O’Riordan says other detainees are surprised he was arrested. “They’re like, ‘Are you supposed to be here? You’re basically American. You look American; you sound American.’” O’Riordan says he is confined with 150 other men in a section of the county jail contracted to ICE.
“There’s a lot of people from El Salvador, a lot of Guatemalans, couple of Haitian people, and I’m the only Irish in the whole facility.”
A month ago, he and Brenna married in the jail chapel, she wearing jeans and a sweatshirt and he in his yellow ICE uniform. She plans to move to Ireland with their baby daughter, Delilah, and they hope their marriage will help him get a Green Card to return one day.
She says she is being forced out of her country just to be with her husband.

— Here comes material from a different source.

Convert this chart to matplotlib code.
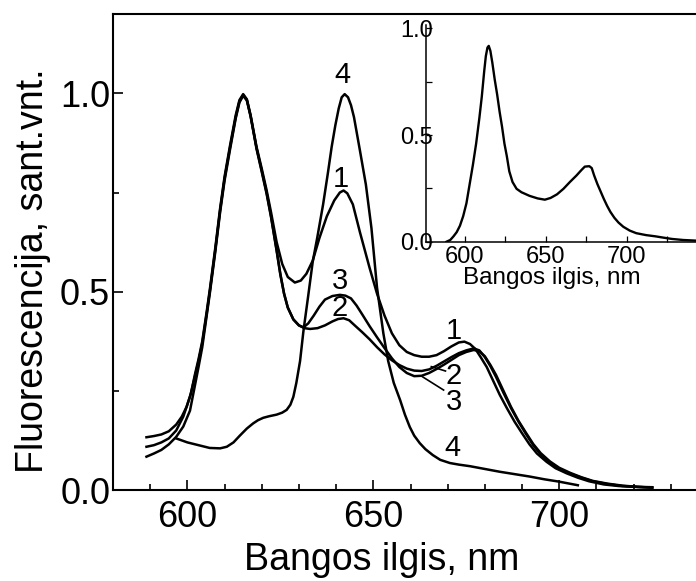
import matplotlib
matplotlib.use("Agg")
import matplotlib.pyplot as plt
from matplotlib.ticker import MultipleLocator

plt.rcParams['font.family'] = ['Liberation Sans', 'DejaVu Sans']

# ---- fluorescence spectra (wavelength, nm / normalised intensity) ----
wl_1 = [589, 591, 593, 595, 597, 598.5, 599.8, 601, 602, 603, 604, 605.2, 606.1, 607.5, 608.8,
        610, 611.5, 613, 614, 615, 616, 617, 618.6, 620, 621.3, 622.5, 624, 625.5, 627, 628.9,
        630.5, 632, 633.7, 635.5, 637.5, 639.5, 641, 642, 643, 644.5, 646.4, 649, 651, 653, 655,
        657, 659, 661, 663, 665, 667, 669, 671, 673, 674.5, 676, 677.5, 679, 680.5, 682, 684,
        686, 688, 690, 692, 694, 696.6, 699, 702, 705, 708, 712, 716, 720, 725]
fl_1 = [0.133, 0.136, 0.14, 0.148, 0.165, 0.185, 0.21, 0.245, 0.29, 0.33, 0.375, 0.45, 0.51, 0.61, 0.71,
        0.79, 0.87, 0.945, 0.983, 0.998, 0.985, 0.945, 0.865, 0.81, 0.756, 0.70, 0.625, 0.57, 0.537, 0.523,
        0.528, 0.545, 0.578, 0.635, 0.69, 0.73, 0.75, 0.755, 0.748, 0.72, 0.65, 0.56, 0.495, 0.44, 0.395,
        0.365, 0.348, 0.34, 0.336, 0.336, 0.34, 0.35, 0.362, 0.372, 0.374, 0.368, 0.355, 0.333, 0.31, 0.28, 0.24,
        0.205, 0.172, 0.143, 0.115, 0.092, 0.071, 0.055, 0.042, 0.031, 0.022, 0.014, 0.01, 0.008, 0.006]

wl_2 = [589, 591, 593, 595, 597, 598.9, 600.7, 602, 603, 604, 605.2, 606.1, 607.5, 608.8, 610,
        611.5, 613, 614, 615, 616, 617, 618.6, 620, 621.3, 622.5, 624, 625, 626, 627, 628.5,
        630, 631.5, 633, 635, 637, 639, 640.5, 642, 643.5, 645, 647, 649, 651, 653, 655, 657,
        659, 661, 663, 665, 667, 669, 671, 673, 675, 677, 678.5, 680, 681.5, 683, 685, 687,
        689, 691, 693, 695, 697.5, 700, 703, 706, 709, 713, 717, 721, 725]
fl_2 = [0.109, 0.113, 0.12, 0.13, 0.15, 0.185, 0.235, 0.285, 0.325, 0.37, 0.445, 0.505, 0.605, 0.705, 0.785,
        0.865, 0.94, 0.98, 0.996, 0.983, 0.943, 0.862, 0.805, 0.75, 0.69, 0.605, 0.545, 0.495, 0.46, 0.43,
        0.415, 0.408, 0.406, 0.408, 0.415, 0.425, 0.431, 0.433, 0.428, 0.415, 0.398, 0.38, 0.36, 0.342, 0.327, 0.315,
        0.306, 0.301, 0.30, 0.304, 0.313, 0.324, 0.335, 0.345, 0.352, 0.357, 0.352, 0.335, 0.312, 0.285, 0.245, 0.207,
        0.173, 0.142, 0.113, 0.09, 0.069, 0.054, 0.041, 0.031, 0.022, 0.015, 0.01, 0.008, 0.006]

wl_3 = [589, 591, 593, 595, 597, 598.9, 600.7, 602, 603, 604, 605.2, 606.1, 607.5, 608.8, 610,
        611.5, 613, 614, 615, 616, 617, 618.6, 620, 621.3, 622.5, 624, 625, 626, 627, 628.5,
        630, 631.2, 632.5, 634, 635.5, 637, 639, 641, 642.5, 644, 645.5, 647, 649, 651, 653,
        655, 657, 659, 661, 663, 665, 667, 669, 671, 673, 675, 677, 678.5, 680, 681.5, 683,
        685, 687, 689, 691, 693, 695, 697.5, 700, 703, 706, 709, 713, 717, 721, 725]
fl_3 = [0.084, 0.092, 0.101, 0.115, 0.134, 0.16, 0.2, 0.262, 0.31, 0.36, 0.44, 0.5, 0.6, 0.7, 0.78,
        0.86, 0.937, 0.977, 0.994, 0.982, 0.942, 0.86, 0.802, 0.747, 0.688, 0.603, 0.543, 0.495, 0.46, 0.43,
        0.415, 0.41, 0.42, 0.44, 0.462, 0.48, 0.489, 0.492, 0.49, 0.483, 0.465, 0.443, 0.413, 0.385, 0.358,
        0.332, 0.31, 0.295, 0.287, 0.288, 0.295, 0.305, 0.316, 0.328, 0.34, 0.348, 0.353, 0.35, 0.337, 0.315, 0.29,
        0.25, 0.21, 0.175, 0.145, 0.116, 0.093, 0.072, 0.056, 0.043, 0.032, 0.023, 0.016, 0.011, 0.008, 0.007]

wl_4 = [597, 600, 603, 606, 608.8, 610.6, 612.4, 614.1, 616, 617.7, 619, 620.4, 622, 624, 625.5,
        626.7, 627.7, 628.5, 629.3, 630.3, 631.2, 632.5, 633.7, 635, 636.5, 637.8, 638.8, 639.8,
        640.7, 641.5, 642.3, 643.2, 644, 644.8, 646.4, 648, 649.5, 651, 652.7, 654, 655.5, 657.2,
        658.5, 659.8, 661, 662.5, 664, 666, 668, 670.6, 673, 676, 680, 684, 688, 692, 696, 700, 705]
fl_4 = [0.13, 0.12, 0.113, 0.106, 0.105, 0.109, 0.12, 0.137, 0.155, 0.168, 0.176, 0.182, 0.186, 0.19, 0.195,
        0.202, 0.215, 0.235, 0.27, 0.325, 0.40, 0.49, 0.575, 0.64, 0.72, 0.80, 0.865, 0.92,
        0.962, 0.99, 0.998, 0.99, 0.97, 0.94, 0.856, 0.77, 0.66, 0.51, 0.395, 0.325, 0.27, 0.227,
        0.19, 0.159, 0.137, 0.118, 0.103, 0.088, 0.076, 0.068, 0.064, 0.060, 0.053, 0.046, 0.04, 0.034, 0.027, 0.021, 0.012]

# ---- inset spectrum ----
wl_in = [588.7, 591, 593, 595, 597, 599, 601, 603, 605, 607, 609, 610.5, 612, 613, 614, 614.8,
         615.8, 617, 618.5, 620, 621.5, 623, 624.5, 626, 627.5, 629.5, 632, 635, 640, 645, 649.5,
         653, 657, 661, 665, 669, 672, 674.2, 677, 678.5, 680, 682, 684, 686, 688, 690, 692.5,
         695, 698, 702, 706, 712, 718, 722, 728, 735, 743]
fl_in = [0.0, 0.008, 0.025, 0.045, 0.075, 0.12, 0.18, 0.27, 0.36, 0.46, 0.58, 0.68, 0.80, 0.87, 0.91, 0.918,
         0.895, 0.84, 0.76, 0.69, 0.61, 0.54, 0.46, 0.40, 0.33, 0.28, 0.248, 0.232, 0.215, 0.203, 0.197,
         0.205, 0.222, 0.248, 0.28, 0.31, 0.335, 0.352, 0.354, 0.345, 0.31, 0.27, 0.235, 0.2, 0.168, 0.14, 0.112,
         0.09, 0.07, 0.052, 0.04, 0.031, 0.025, 0.02, 0.013, 0.008, 0.005]

# curve number labels: (text, wavelength, intensity)
curve_labels = [("4", 641.6, 1.045), ("1", 641.3, 0.783), ("3", 641.0, 0.527), ("2", 641.0, 0.458),
                ("1", 671.7, 0.400), ("2", 671.7, 0.287), ("3", 671.7, 0.222), ("4", 671.4, 0.106)]

W, H = 696, 581
fig = plt.figure(figsize=(W / 100, H / 100), dpi=100)

# main panel
ax = fig.add_axes([113 / W, (H - 490) / H, 595 / W, 476 / H])
for wl, fl in [(wl_1, fl_1), (wl_2, fl_2), (wl_3, fl_3), (wl_4, fl_4)]:
    ax.plot(wl, fl, color='black', lw=1.8, solid_joinstyle='round')

for txt, x, y in curve_labels:
    ax.text(x, y, txt, fontsize=21, ha='center', va='center')

# leader lines from curves 2 and 3 to their labels
ax.plot([665.6, 669.4], [0.311, 0.300], color='black', lw=1.2)
ax.plot([663.3, 668.9], [0.285, 0.252], color='black', lw=1.2)

ax.set_xlim(580, 740)
ax.set_ylim(0, 1.2)
ax.spines['right'].set_visible(False)
for s in ax.spines.values():
    s.set_linewidth(1.5)
ax.xaxis.set_major_locator(MultipleLocator(50))
ax.xaxis.set_minor_locator(MultipleLocator(10))
ax.yaxis.set_major_locator(MultipleLocator(0.5))
ax.yaxis.set_minor_locator(MultipleLocator(0.25))
ax.tick_params(which='both', direction='in', top=False, right=False, width=1.2, labelsize=26)
ax.tick_params(which='major', length=7)
ax.tick_params(which='minor', length=4)
ax.tick_params(axis='x', pad=7)
ax.tick_params(axis='y', pad=2)
ax.set_xlabel("Bangos ilgis, nm", fontsize=27)
ax.set_ylabel("Fluorescencija, sant.vnt.", fontsize=27)
ax.xaxis.set_label_coords(381.5 / W, 1 - 542 / H, transform=fig.transFigure)
ax.yaxis.set_label_coords(51 / W, 1 - 271 / H, transform=fig.transFigure)

# inset panel
axin = fig.add_axes([426 / W, (H - 241.7) / H, 273.3 / W, 216.5 / H])
axin.patch.set_alpha(0)
axin.plot(wl_in, fl_in, color='black', lw=1.7, solid_joinstyle='round')
axin.set_xlim(576, 745)
axin.set_ylim(0, 1.015)
axin.spines['top'].set_visible(False)
axin.spines['right'].set_visible(False)
for s in ['left', 'bottom']:
    axin.spines[s].set_linewidth(1.1)
axin.xaxis.set_major_locator(MultipleLocator(50))
axin.xaxis.set_minor_locator(MultipleLocator(25))
axin.yaxis.set_major_locator(MultipleLocator(0.5))
axin.yaxis.set_minor_locator(MultipleLocator(0.25))
axin.tick_params(which='both', direction='in', top=False, right=False, length=4, width=0.9, labelsize=17)
axin.tick_params(axis='y', pad=-5)
axin.tick_params(axis='x', pad=3)
axin.set_xlabel("Bangos ilgis, nm", fontsize=17.5)
axin.xaxis.set_label_coords(552 / W, 1 - 267 / H, transform=fig.transFigure)

fig.savefig("out.png", dpi=100)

O’Riordan’s lawyer, Tony Marino, told NPR he has argued his client was brought to the US when he was a child, but ICE is adamant. The Boston ICE office said in a statement to NPR that it is “apprehending all those in violation of immigration laws regardless of national origin”. It said Dylan O’Riordan “overstayed the terms of his admission by more than seven years. ICE deportation officers encountered him in Sept 2017 after he was arrested on local criminal charges. ICE served him with an administrative final order of removal.”
“Their position has been, well, he waived whatever rights he had when he came,” Marino told NPR. “Twelve-year-olds don’t waive rights! I’ve never seen anything like it. I can’t wrap my head around it.”
Other undocumented Irish have also fallen foul of the new rules in the past year, where anyone illegally in the US is a target, whether convicted of a crime or not. Millar has said that Irish immigrants are “on high alert”.
“We have definitely seen in Boston greater enforcement, and we are representing a number of individuals and we are supporting them as best we can. There is a deep, deep concern about the increased activity here.”
Last year John Cunningham (38), who had been living illegally in the US since 1999, was arrested by ICE officials at his home in Boston. The Donegal man was targeted for arrest because of the length of the overstay on his visa and an outstanding felony warrant. The electrician was the subject of two court actions over customer complaints. He had been living illegally in the US since 1999.
He was deported and is now back in Dublin, after living and working in Boston for 15 years. He appeared on an RTE Prime Time programme in March 2017 on the undocumented Irish. “ He was a good community leader,” said Millar of Cunningham. “He was very involved in his locality, paying all his taxes.”